The Chacewater’s are holding a masked ball at their country home, Ravensthorpe. Family friend, and Chief Constable of the county, Sir Clinton Driffield’s concern that a thief could mingle undetected goes unheeded—except by Cecil Chacewater. Cecil and his friends arrange a practical joke. At a set time Ravensthorpe will be plunged into darkness and a counterfeit burglary will occur. But the plan goes badly astray, resulting in theft, family secrets revealed, and murder.

Connington has created an ingenious puzzle that involves robbery, disappearances—apparently into thin air, and several murders. Sir Clinton investigates, with the assistance of Inspector Armadale. Interestingly, while Sir Clinton decides that they should share all the facts of the case, they are to keep their deductions to themselves so as not to color the conclusions of the other. In that way the ready is in receipt of all the clues and has the opportunity to work it out for themselves.

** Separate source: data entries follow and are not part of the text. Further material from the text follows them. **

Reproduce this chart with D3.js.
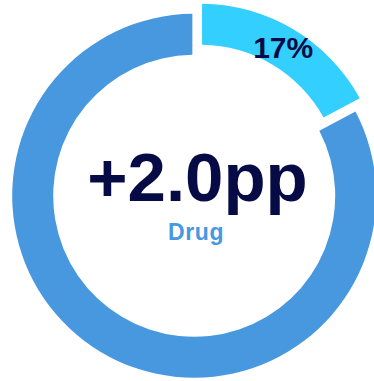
<!DOCTYPE html>
<html>
<head>
<meta charset="utf-8">
<script src="https://cdn.jsdelivr.net/npm/d3@7"></script>
<style>
  html, body { margin: 0; padding: 0; background: #ffffff; }
  svg { display: block; font-family: "Liberation Sans", Arial, Helvetica, sans-serif; }
</style>
</head>
<body>
<svg id="chart" width="374" height="381"></svg>
<script>
// Share of the ring: highlighted segment first, remainder after it
const categories = ["Drug", "Other"];
const shares = [17, 83];
const sliceLabels = ["17%", ""];
const centerValue = "+2.0pp";
const centerCaption = "Drug";

const colors = d3.scaleOrdinal()
  .domain(categories)
  .range(["#33CFFF", "#4898E0"]);

const width = 374, height = 381;
const cx = 194.2, cy = 195.8;
const outerR = 182, innerR = 141;
const pull = 11.7;   // outward shift of the highlighted segment

const svg = d3.select("#chart");
const g = svg.append("g").attr("transform", `translate(${cx},${cy})`);

const pie = d3.pie()
  .value((d, i) => shares[i])
  .sort(null)
  .startAngle(0)
  .endAngle(2 * Math.PI)
  .padAngle(0.016);

const arc = d3.arc().innerRadius(innerR).outerRadius(outerR);

const arcs = pie(categories);

const slice = g.selectAll("g.slice")
  .data(arcs)
  .join("g")
  .attr("class", "slice")
  .attr("transform", (d, i) => {
    if (i !== 0) return null;
    const mid = (d.startAngle + d.endAngle) / 2;
    return `translate(${Math.sin(mid) * pull},${-Math.cos(mid) * pull})`;
  });

slice.append("path")
  .attr("d", arc)
  .attr("fill", d => colors(d.data));

slice.append("text")
  .attr("transform", d => `translate(${arc.centroid(d)})`)
  .attr("text-anchor", "middle")
  .attr("dy", "0.36em")
  .attr("font-size", 30)
  .attr("font-weight", 700)
  .attr("fill", "#070B45")
  .text((d, i) => sliceLabels[i]);

// Centre annotation
svg.append("text")
  .attr("x", 197.5)
  .attr("y", 201)
  .attr("text-anchor", "middle")
  .attr("font-size", 69)
  .attr("font-weight", 700)
  .attr("fill", "#070B45")
  .text(centerValue);

svg.append("text")
  .attr("x", 196)
  .attr("y", 240)
  .attr("text-anchor", "middle")
  .attr("font-size", 23)
  .attr("font-weight", 700)
  .attr("letter-spacing", 0.6)
  .attr("fill", "#4898E0")
  .text(centerCaption);
</script>
</body>
</html>
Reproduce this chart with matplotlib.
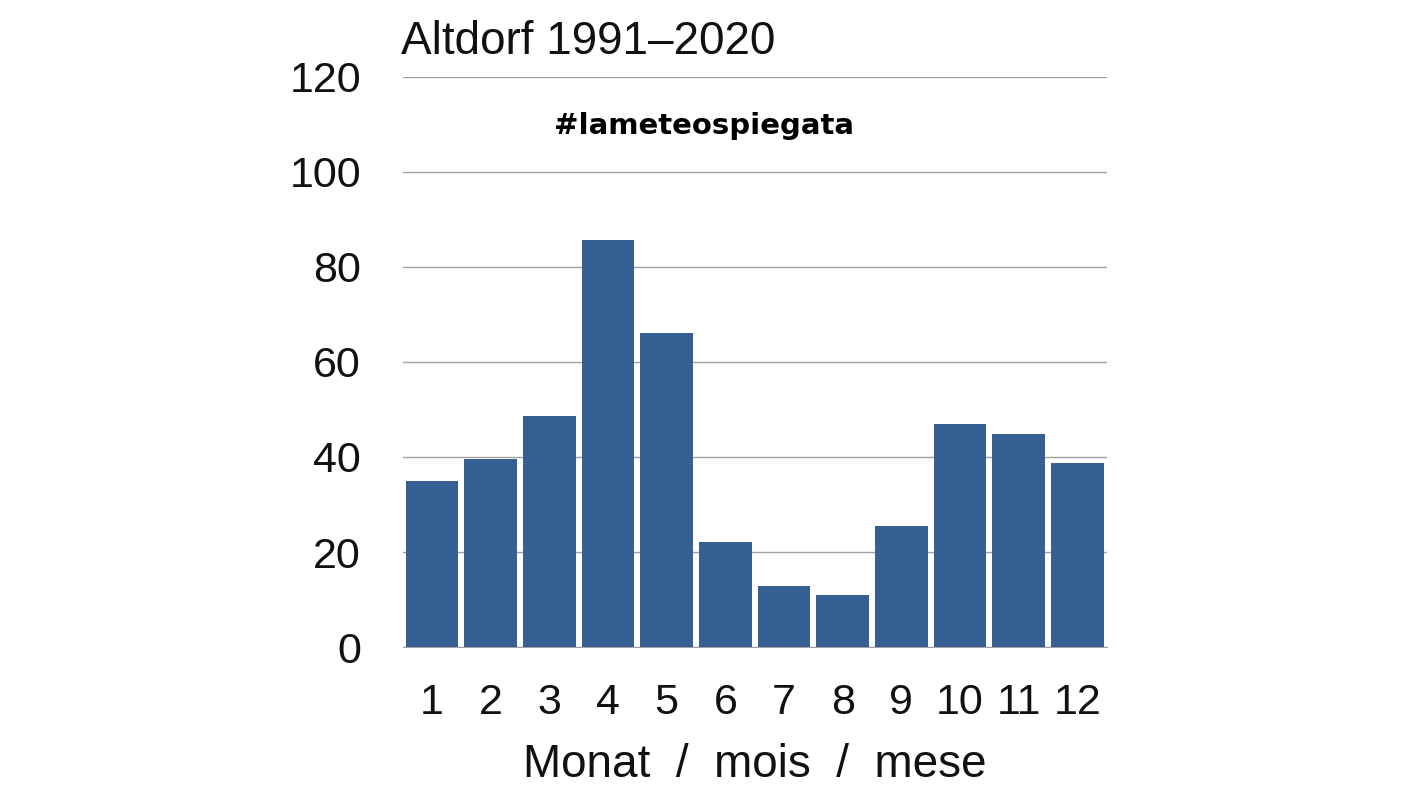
import matplotlib
matplotlib.use('agg')
import matplotlib.pyplot as plt

months = [str(m) for m in range(1, 13)]
values = [35.0, 39.6, 48.6, 85.7, 66.1, 22.1, 12.8, 10.9, 25.5, 46.9, 44.8, 38.7]
yticks = [0, 20, 40, 60, 80, 100, 120]

plt.rcParams['font.family'] = ['Liberation Sans', 'DejaVu Sans']

fig = plt.figure(figsize=(14.08, 7.92), dpi=100)
ax = fig.add_axes([0.286, 0.183, 0.5, 0.72])

x = list(range(1, 13))
ax.bar(x, values, width=0.9, color='#366092', zorder=3)
ax.set_xlim(0.5, 12.5)
ax.set_ylim(0, 120)
ax.set_yticks(yticks)
ax.set_xticks(x)
ax.set_xticklabels(months)
ax.grid(axis='y', color='#a0a0a0', linewidth=1, zorder=0)
for s in ['top', 'right', 'left']:
    ax.spines[s].set_visible(False)
ax.spines['bottom'].set_color('#a0a0a0')
ax.tick_params(length=0, labelsize=31, colors='#111111')
ax.tick_params(axis='x', pad=26)
ax.tick_params(axis='y', pad=30)

ax.set_xlabel('Monat  /  mois  /  mese', fontsize=33, color='#111111', labelpad=14)
fig.text(0.285, 0.947, 'Altdorf 1991–2020', fontsize=33, color='#111111', va='center')
fig.text(0.50, 0.841, '#lameteospiegata', fontsize=21, fontweight='bold',
         ha='center', va='center', family=['DejaVu Sans'])

fig.savefig('out.png', dpi=100)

My quibbles are few. Connington’s attempt to weave a psychological facet into the story with the inclusion of a family curse, and it’s affect on one member, does little to enhance the story. And just the fact that the words “secret passage” are uttered makes any of the disappearances far from impossible. But I will say though, that the explanation specific to one “disappearance” is very effective and none that I would never have guessed.

A very good mystery and an enjoyable read. 

My Judgment – 3.75/5

Prior Rulings – Nick Fuller @ The Grandest Game in the WorldLes Blatt @ Classic Mysteries

Vintage Mystery Extravaganza –  Vintage Themes 2012 – Cherchez l’Homme: Book 5 of 8 with male detectives

Calendar of Crime Reading Challenge – October #9: Costume/disguise or mistaken identity

6 thoughts on “Mini Reviews – Tragedy at Ravensthorpe by J. J. Connington (1927)

  1. JFW

    Thanks for the review. 😊 I was curious to see what you made of it, as this isn’t an oft-reviewed title. I think you liked it slightly more than I did, but I agree that there were one or two very clever twists. Were you referring to the disappearance while they were running through the forest?